Ketika orang berbicara tentang pendidikan sesuai usia, mereka mengacu pada cara mengajarkan materi pelajaran tertentu kepada murid dari berbagai usia. “Pendidikan sesuai usia” kelompok-kelompok yang melakukan advokasi menginginkan penghapusan lengkap isu-isu LGBT dari kurikulum, seolah-olah untuk memberitahu murid bahwa homoseksualitas dan isu-isu gender sama sekali tidak ada. Ini bukan hanya anti-LGBT, tetapi juga anti-ilmu pengetahuan: Ini jelas tidak ada hubungannya dengan menjadi sesuai usia.
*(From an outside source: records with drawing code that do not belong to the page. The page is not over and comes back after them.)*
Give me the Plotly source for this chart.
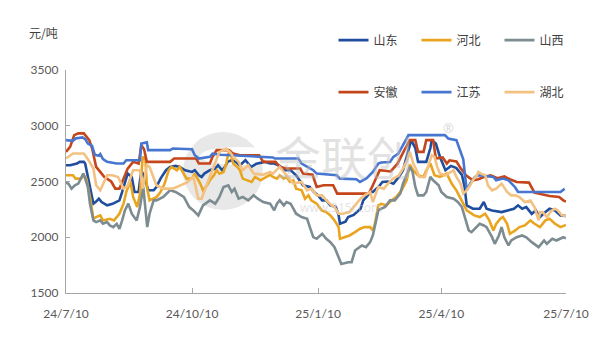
import pandas as pd
import plotly.graph_objects as go

start = pd.Timestamp("2024-07-10")

# (day offset from 2024-07-10, price yuan/ton)
shandong = [(0,2646),(3,2646),(8,2661),(10,2676),(13,2676),(14,2661),(15,2601),(17.5,2451),(19,2346),(20,2301),(22,2320),(24,2346),(26,2316),(30,2286),(34,2300),(39,2330),(41,2406),(43,2481),(45,2571),(48,2541),(50,2406),(53,2406),(54,2500),(55,2601),(56,2571),(58,2511),(60,2421),(64,2421),(66,2451),(69,2526),(73,2601),(76,2631),(80,2640),(83,2631),(87,2601),(92,2586),(94,2601),(97,2556),(99,2541),(101,2571),(105,2601),(109,2616),(111,2646),(114,2601),(116,2631),(118,2676),(121,2691),(124,2676),(127,2646),(131,2691),(133,2661),(135,2630),(139,2660),(145,2676),(149,2661),(152,2661),(156,2640),(160,2601),(164,2601),(168,2556),(173,2466),(178,2451),(181,2406),(184,2376),(187,2331),(190,2331),(193,2286),(197,2271),(199,2200),(200,2121),(204,2140),(206,2181),(210,2200),(215,2256),(217,2331),(220,2370),(222,2406),(224,2406),(228,2450),(231,2496),(235,2500),(239,2480),(243,2541),(246,2601),(250,2781),(252,2871),(255,2800),(257,2676),(263,2676),(266,2800),(267,2871),(270,2840),(273,2720),(277,2601),(281,2640),(285,2620),(289,2560),(291,2451),(292.5,2286),(297,2256),(302,2256),(305,2316),(307,2256),(311,2240),(318,2226),(323,2240),(327,2256),(330,2286),(333,2256),(336,2270),(340,2210),(343,2240),(346,2181),(350,2226),(353,2256),(357,2240),(361,2196),(365,2190)]

hebei = [(0,2556),(5,2556),(7,2526),(11,2526),(13,2556),(15,2520),(17.5,2361),(19,2211),(20,2166),(22,2180),(25,2196),(27,2151),(32,2166),(35,2151),(37,2181),(39,2211),(42,2301),(44,2406),(47,2500),(49,2361),(52,2271),(54,2390),(56,2721),(58,2700),(59,2451),(61,2331),(66,2360),(69,2406),(72,2481),(75,2601),(77,2631),(81,2601),(83,2631),(86,2571),(88,2526),(92,2526),(94,2571),(98,2481),(100,2421),(103,2466),(105,2511),(108,2556),(110,2601),(112,2571),(115,2586),(117,2660),(118.5,2751),(120,2766),(122,2661),(125,2631),(127,2601),(129,2526),(133,2511),(135.5,2496),(138,2541),(142,2511),(146,2540),(149,2560),(151,2541),(154,2526),(156,2556),(159,2526),(161,2541),(163.5,2496),(166,2511),(168,2436),(172,2421),(174.5,2346),(177,2376),(179,2331),(183,2301),(186.6,2241),(190,2226),(193,2196),(196,2151),(199,2091),(200,1986),(204,2000),(207,2016),(211,2046),(214.6,2076),(218,2091),(222,2091),(224,2060),(225.5,2120),(228,2286),(230,2300),(234,2286),(237.7,2331),(241,2361),(245,2421),(248.7,2511),(251,2650),(253.5,2600),(257,2556),(261,2541),(263,2601),(266,2661),(269,2556),(273,2541),(278,2571),(281.5,2481),(285,2421),(290,2301),(292.5,2241),(298,2196),(302,2181),(306,2211),(309,2151),(312,2061),(314,2120),(317,2166),(319,2181),(322,2120),(324,2031),(328,2061),(331,2091),(335,2106),(339,2151),(342,2121),(346,2091),(350,2151),(353,2166),(357,2121),(361,2091),(365,2110)]

shanxi = [(0,2496),(2,2476),(4,2436),(6.5,2466),(9,2481),(11,2526),(12.6,2571),(14,2526),(16,2450),(17.5,2301),(20,2151),(22,2136),(25,2151),(27,2121),(30,2136),(32,2106),(34.5,2091),(37,2121),(39,2076),(41,2151),(43,2241),(45.5,2301),(48,2211),(51.6,2151),(54,2271),(56.4,2451),(57.5,2300),(59.3,2091),(61,2211),(64,2331),(66,2331),(69,2346),(71,2361),(76,2421),(80,2406),(86,2361),(90,2271),(93,2241),(96.6,2196),(100,2286),(105,2331),(109,2301),(112,2361),(115,2451),(118.5,2466),(121,2406),(123,2436),(126,2346),(129,2361),(133,2331),(137,2376),(140,2346),(144,2316),(149,2301),(152,2241),(154,2301),(156,2331),(159,2286),(161,2316),(164,2301),(166,2256),(168,2211),(172,2181),(176,2166),(178,2091),(180.5,2001),(183,1986),(187,2031),(190,1986),(193,1956),(196,1911),(199,1821),(201,1761),(206,1776),(208.5,1776),(211,1881),(213,1896),(216,1926),(219,1911),(222,1956),(224,2016),(228,2241),(230,2256),(233,2271),(236.5,2331),(240,2331),(244,2391),(246,2481),(249,2571),(251,2631),(253,2586),(255,2451),(257,2376),(261,2376),(263,2406),(266,2541),(268,2511),(272,2466),(274,2406),(278,2361),(283,2346),(286,2316),(289,2271),(291,2181),(294,2061),(296,2046),(300,2091),(302,2121),(305,2106),(307,2091),(311,2001),(313,1941),(316,2016),(318,2091),(320,2000),(323,1926),(325,1971),(329,2001),(333,2016),(336,2000),(340,1956),(342,1941),(345,1911),(349,1971),(351,1941),(355,1986),(358,1971),(363,2000),(365,1990)]

anhui = [(0,2766),(3,2811),(6,2916),(9,2932),(13,2932),(15,2900),(17,2871),(19,2800),(21,2700),(22,2631),(25,2586),(28,2540),(33,2500),(36,2436),(39,2436),(42,2526),(45,2616),(49,2676),(53,2660),(55,2826),(57,2790),(59,2676),(76,2676),(79,2706),(95,2706),(97,2661),(105,2661),(107,2721),(110,2781),(119,2781),(122,2750),(127,2736),(141,2736),(144,2676),(153,2676),(156,2631),(161,2616),(171,2616),(173,2571),(180,2560),(183,2451),(188,2466),(195,2466),(198,2391),(221,2391),(223,2440),(229,2601),(237,2590),(242,2660),(247,2781),(251,2871),(255,2871),(257,2766),(261,2766),(263,2871),(268,2871),(270,2706),(275,2716),(278,2661),(280,2690),(285,2680),(288,2620),(292,2556),(297,2511),(301,2520),(305,2541),(310,2556),(315,2530),(320,2545),(324,2520),(329,2496),(338,2490),(342,2400),(353,2370),(360,2361),(363,2331),(365,2320)]

jiangsu = [(0,2871),(5,2865),(7,2885),(12,2895),(14,2880),(16,2841),(19,2820),(21,2740),(24,2730),(25,2745),(27,2700),(30,2676),(37,2661),(42,2661),(44,2691),(54,2691),(55,2841),(59,2851),(60,2781),(76,2781),(78,2796),(92,2790),(94,2736),(97,2706),(105,2721),(107,2750),(113,2740),(130,2730),(145,2716),(151,2716),(152.5,2706),(169.6,2706),(172,2661),(180.5,2601),(183,2571),(197.6,2556),(200,2526),(212,2521),(214.6,2496),(219.5,2530),(224,2586),(228,2661),(230,2670),(236.5,2675),(239,2721),(242.6,2751),(246,2826),(250,2916),(276.6,2916),(279,2886),(285,2871),(287.6,2781),(290,2700),(292.5,2420),(295,2480),(298.5,2541),(301,2556),(312,2541),(314,2511),(319,2526),(323,2511),(327.7,2451),(330,2406),(361,2406),(364,2436)]

hubei = [(0,2706),(5,2751),(13,2751),(16,2700),(20,2616),(22,2466),(25,2421),(28,2500),(30,2556),(34,2556),(38,2540),(42,2436),(45,2460),(49,2601),(54,2601),(56,2436),(59,2646),(61,2631),(66,2466),(71,2436),(78,2436),(88,2490),(93,2540),(96.6,2346),(99,2346),(103,2480),(107,2601),(112,2766),(117,2796),(120,2760),(122,2720),(126,2676),(129,2601),(133,2646),(137,2571),(144,2560),(149,2586),(151,2571),(156,2631),(161,2556),(166,2481),(172,2496),(176,2421),(179,2436),(183,2376),(187,2376),(190,2331),(194,2286),(196,2271),(199,2211),(202,2211),(207,2226),(211,2286),(215,2346),(218,2376),(222,2406),(224,2316),(228,2451),(232,2436),(235,2481),(239,2526),(243,2556),(246,2616),(249,2691),(251,2766),(253.5,2661),(256,2601),(258,2541),(262,2541),(264.5,2646),(267,2736),(269,2721),(271,2631),(273,2571),(277,2556),(279,2571),(283,2601),(285,2541),(288,2481),(290,2391),(292.5,2421),(295,2466),(297,2511),(300,2556),(301,2586),(303,2571),(306,2556),(308,2466),(311,2421),(314,2436),(318,2481),(322,2406),(325,2376),(328,2376),(331,2361),(335,2316),(339,2330),(342,2271),(345,2151),(346,2226),(348,2226),(351,2181),(354.5,2240),(357,2256),(359,2240),(362,2196),(365,2190)]

series_names = ["山东", "河北", "山西", "安徽", "江苏", "湖北"]
series_data = [shandong, hebei, shanxi, anhui, jiangsu, hubei]
series_colors = ["#1F4E9E", "#E9A51F", "#7C8C91", "#C5461A", "#4676CF", "#F3C283"]
series_legend = ["legend", "legend", "legend", "legend2", "legend2", "legend2"]

tick_dates = ["2024-07-10", "2024-10-10", "2025-01-10", "2025-04-10", "2025-07-10"]
tick_text = ["24/7/10", "24/10/10", "25/1/10", "25/4/10", "25/7/10"]
y_ticks = [1500, 2000, 2500, 3000, 3500]

fig = go.Figure()
for name, data, color, lg in zip(series_names, series_data, series_colors, series_legend):
    x = [start + pd.Timedelta(days=d) for d, _ in data]
    y = [v for _, v in data]
    fig.add_trace(go.Scatter(x=x, y=y, mode="lines", name=name,
                             line=dict(color=color, width=2.6),
                             legend=lg))

axis_color = "#A6A6A6"
tick_font = dict(family="Lato, Liberation Sans, sans-serif", size=12, color="#595959")
legend_font = dict(family="Noto Sans CJK SC", size=12, color="#404040")

fig.update_layout(
    width=600, height=341,
    margin=dict(l=66, r=34, t=70, b=48),
    paper_bgcolor="white", plot_bgcolor="white",
    showlegend=True,
    legend=dict(orientation="h", x=0.535, y=1.134, xanchor="left", yanchor="middle",
                entrywidth=38, entrywidthmode="pixels", bgcolor="rgba(0,0,0,0)",
                font=legend_font, itemwidth=30, tracegroupgap=0),
    legend2=dict(orientation="h", x=0.535, y=0.901, xanchor="left", yanchor="middle",
                 entrywidth=38, entrywidthmode="pixels", bgcolor="rgba(0,0,0,0)",
                 font=legend_font, itemwidth=30, tracegroupgap=0),
    xaxis=dict(type="date", range=[tick_dates[0], tick_dates[-1]],
               tickvals=tick_dates, ticktext=tick_text,
               showgrid=False, zeroline=False, showline=True, linecolor=axis_color, linewidth=1.3,
               ticks="inside", ticklen=5, tickcolor=axis_color, tickwidth=1.2,
               ticklabelstandoff=9, tickfont=tick_font),
    yaxis=dict(range=[1500, 3500], tickvals=y_ticks,
               showgrid=False, zeroline=False, showline=True, linecolor=axis_color, linewidth=1.3,
               ticks="inside", ticklen=4, tickcolor=axis_color, tickwidth=1.2,
               ticklabelstandoff=4, tickfont=tick_font),
    shapes=[
        dict(type="circle", xref="paper", yref="paper", layer="below",
             x0=0.234, x1=0.394, y0=0.372, y1=0.722,
             fillcolor="#E8E8E8", line=dict(width=0)),
        dict(type="circle", xref="paper", yref="paper", layer="below",
             x0=0.268, x1=0.428, y0=0.574, y1=0.655,
             fillcolor="white", line=dict(width=0)),
    ],
    annotations=[
        dict(text="元/吨", xref="paper", yref="paper", x=-0.078, y=1.17,
             xanchor="left", yanchor="middle", showarrow=False, font=legend_font),
        dict(text="金联创", xref="paper", yref="paper", x=0.555, y=0.62,
             xanchor="center", yanchor="middle", showarrow=False,
             font=dict(family="Noto Sans CJK SC", size=46, color="rgba(190,190,190,0.45)")),
        dict(text="®", xref="paper", yref="paper", x=0.765, y=0.74,
             xanchor="center", yanchor="middle", showarrow=False,
             font=dict(family="Noto Sans", size=13, color="rgba(190,190,190,0.6)")),
        dict(text="www.315i.com", xref="paper", yref="paper", x=0.55, y=0.385,
             xanchor="center", yanchor="middle", showarrow=False,
             font=dict(family="Noto Sans", size=12, color="rgba(200,200,200,0.5)")),
    ],
)

fig.write_html("out.html")
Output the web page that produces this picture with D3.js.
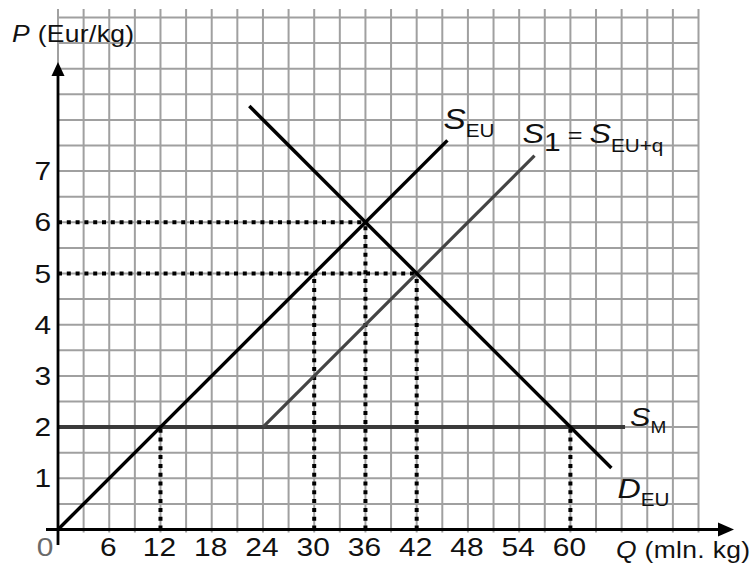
<!DOCTYPE html>
<html>
<head>
<meta charset="utf-8">
<script src="https://cdn.jsdelivr.net/npm/d3@7"></script>
<style>
  html, body { margin: 0; padding: 0; background: #fff; }
  svg { display: block; font-family: "Liberation Sans", Arial, Helvetica, sans-serif; }
</style>
</head>
<body>
<svg id="chart" width="756" height="563"></svg>
<script>
// ---- data ----
const xTicks = [6, 12, 18, 24, 30, 36, 42, 48, 54, 60];
const yTicks = [1, 2, 3, 4, 5, 6, 7];
const xGrid = d3.range(0, 76, 3);         // grid every 3 mln. kg
const yGrid = d3.range(0.5, 10.01, 0.5);  // grid every 0.5 Eur/kg

const supplyEU = [[0, 0], [45.6, 7.6]];
const supply1  = [[24, 2], [55.8, 7.3]];
const supplyM  = [[0, 2], [66.4, 2]];
const demandEU = [[22.4, 8.27], [64.8, 1.2]];

// dotted guide lines: [x, y] of intersection points
const hGuides = [[36, 6], [42, 5]];
const vGuides = [[12, 2], [30, 5], [36, 6], [42, 5], [60, 2]];

// ---- scales ----
const x = d3.scaleLinear().domain([0, 75]).range([58, 698.5]);
const y = d3.scaleLinear().domain([0, 10]).range([529.5, 17.5]);

const svg = d3.select("#chart");
const SX = 1.15; // horizontal stretch of the lettering

function stext(px, py, anchor) {
  const g = svg.append("g").attr("transform", `translate(${px},${py}) scale(${SX},1)`);
  return g.append("text").attr("x", 0).attr("y", 0).attr("text-anchor", anchor || "start").attr("fill", "#111");
}

// grid
const grid = svg.append("g").attr("stroke", "#a0a0a0").attr("stroke-width", 2);
grid.selectAll("line.v").data(xGrid).join("line")
  .attr("x1", d => x(d)).attr("x2", d => x(d))
  .attr("y1", 9).attr("y2", y(0) + 3);
grid.selectAll("line.h").data(yGrid).join("line")
  .attr("x1", x(0)).attr("x2", x(75))
  .attr("y1", d => y(d)).attr("y2", d => y(d));

// dotted guides
const dots = svg.append("g").attr("stroke", "#000").attr("stroke-width", 4)
  .attr("stroke-dasharray", "4,4.8");
dots.selectAll("line.hg").data(hGuides).join("line")
  .attr("x1", x(0)).attr("x2", d => x(d[0]))
  .attr("y1", d => y(d[1])).attr("y2", d => y(d[1]));
dots.selectAll("line.vg").data(vGuides).join("line")
  .attr("x1", d => x(d[0])).attr("x2", d => x(d[0]))
  .attr("y1", y(0)).attr("y2", d => y(d[1]));

// curves
const line = d3.line().x(d => x(d[0])).y(d => y(d[1]));
svg.append("path").attr("d", line(supplyM)).attr("stroke", "#3a3a3a").attr("stroke-width", 4).attr("fill", "none");
svg.append("path").attr("d", line(supply1)).attr("stroke", "#444").attr("stroke-width", 3.2).attr("fill", "none");
svg.append("path").attr("d", line(supplyEU)).attr("stroke", "#000").attr("stroke-width", 3.4).attr("fill", "none");
svg.append("path").attr("d", line(demandEU)).attr("stroke", "#000").attr("stroke-width", 3.4).attr("fill", "none");

// axes
svg.append("line").attr("x1", 46).attr("x2", 722).attr("y1", y(0)).attr("y2", y(0))
  .attr("stroke", "#000").attr("stroke-width", 3);
svg.append("line").attr("x1", x(0)).attr("x2", x(0)).attr("y1", 545).attr("y2", 72)
  .attr("stroke", "#000").attr("stroke-width", 2.8);
svg.append("path").attr("d", `M${x(0)},62 L${x(0) - 6.5},76 L${x(0) + 6.5},76 Z`).attr("fill", "#000");
svg.append("path").attr("d", `M734,${y(0)} L718,${y(0) - 7} L718,${y(0) + 7} Z`).attr("fill", "#000");

// tick labels
xTicks.forEach(d => stext(x(d) - 1, 556, "middle").attr("font-size", 26).text(d));
stext(45, 556, "middle").attr("font-size", 26).attr("fill", "#6a6a6a").text("0");
yTicks.forEach(d => stext(51, y(d) + 9, "end").attr("font-size", 26).text(d));

// axis titles
const pt = stext(12, 42).attr("font-size", 23).attr("letter-spacing", 0.3);
pt.append("tspan").attr("font-style", "italic").text("P");
pt.append("tspan").text(" (Eur/kg)");
const qt = stext(616, 558).attr("font-size", 23).attr("letter-spacing", 0.3);
qt.append("tspan").attr("font-style", "italic").text("Q");
qt.append("tspan").text(" (mln. kg)");

// curve labels
function label(px, py, main, sub, mainSize, subSize, subDy) {
  const t = stext(px, py);
  t.append("tspan").attr("font-style", "italic").attr("font-size", mainSize).text(main);
  t.append("tspan").attr("font-size", subSize).attr("dy", subDy).text(sub);
  return t;
}
const eEU = supplyEU[1], e1 = supply1[1], eM = supplyM[1], eD = demandEU[1];
label(x(eEU[0]) - 4, y(eEU[1]) - 11, "S", "EU", 29, 18, 8);
label(x(eM[0]) + 5, y(eM[1]) - 1, "S", "M", 26.5, 16.5, 7);
label(x(eD[0]) + 6, y(eD[1]) + 30, "D", "EU", 28, 18, 8);

// S1 = S EU+q
const s1 = stext(x(e1[0]) - 12, y(e1[1]) - 13);
s1.append("tspan").attr("font-style", "italic").attr("font-size", 28).text("S");
s1.append("tspan").attr("font-size", 26).attr("dy", 8).text("1");
s1.append("tspan").attr("font-size", 22).attr("dy", -8).text(" = ");
s1.append("tspan").attr("font-style", "italic").attr("font-size", 28).text("S");
s1.append("tspan").attr("font-size", 18).attr("dy", 9).text("EU+q");
</script>
</body>
</html>
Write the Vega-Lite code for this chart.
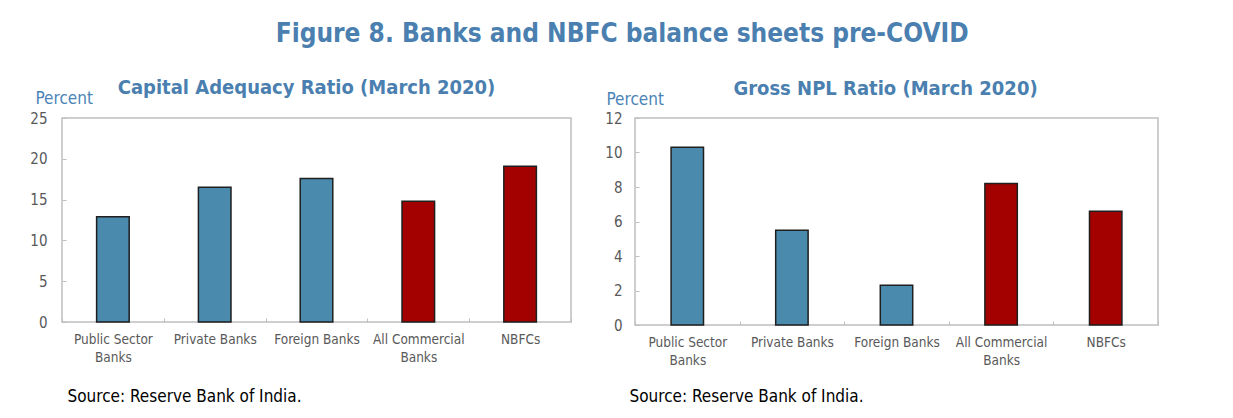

Ungkapan “pendidikan gay dan lesbian” tidak dapat ditemukan dalam inti dari Undang-Undang Pendidikan Kesetaraan Gender (性別 平等 教育 法), meskipun Pasal 2 dengan jelas mendefinisikan pendidikan kesetaraan gender sebagai salah satu yang dirancang untuk “menghasilkan penghormatan terhadap keberagaman gender, menghilangkan diskriminasi gender. dan mempromosikan kesetaraan gender yang substantif melalui pendidikan. ”
Meskipun kelompok tersebut bersikeras bahwa hanya ada dua jenis kelamin – lelaki dan perempuan – hukum telah lama mengakui keberadaan keberagaman gender dan menekankan kesetaraan sosial dengan konsep gender pada intinya. Dengan ekstensi, bahwa mereka yang menolak keberagaman gender, menurut saya, justru jenis orang yang seharusnya direformasi oleh hukum tersebut.
Namun, frase “pendidikan gay dan lesbian” muncul di Pasal 13 Peraturan Penegakan untuk UU Pendidikan Kesetaraan Gender (性別 平等 教育 法 施行 細則), yang menyatakan bahwa “kurikulum yang terkait dengan pendidikan kesetaraan gender … harus mencakup kursus pendidikan afektif, pendidikan seks, dan pendidikan gay dan lesbian untuk meningkatkan kesadaran murid-murid tentang kesetaraan gender. ”
Menurut kurikulum ini, tujuan pendidikan gay dan lesbian adalah untuk meningkatkan kesadaran murid tentang kesetaraan gender, dengan mengajarkan mereka tentang keberadaan dan pengalaman individu gay dan lesbian, yang memungkinkan murid heteroseksual dapat memahami kesulitan yang dialami oleh individu gay.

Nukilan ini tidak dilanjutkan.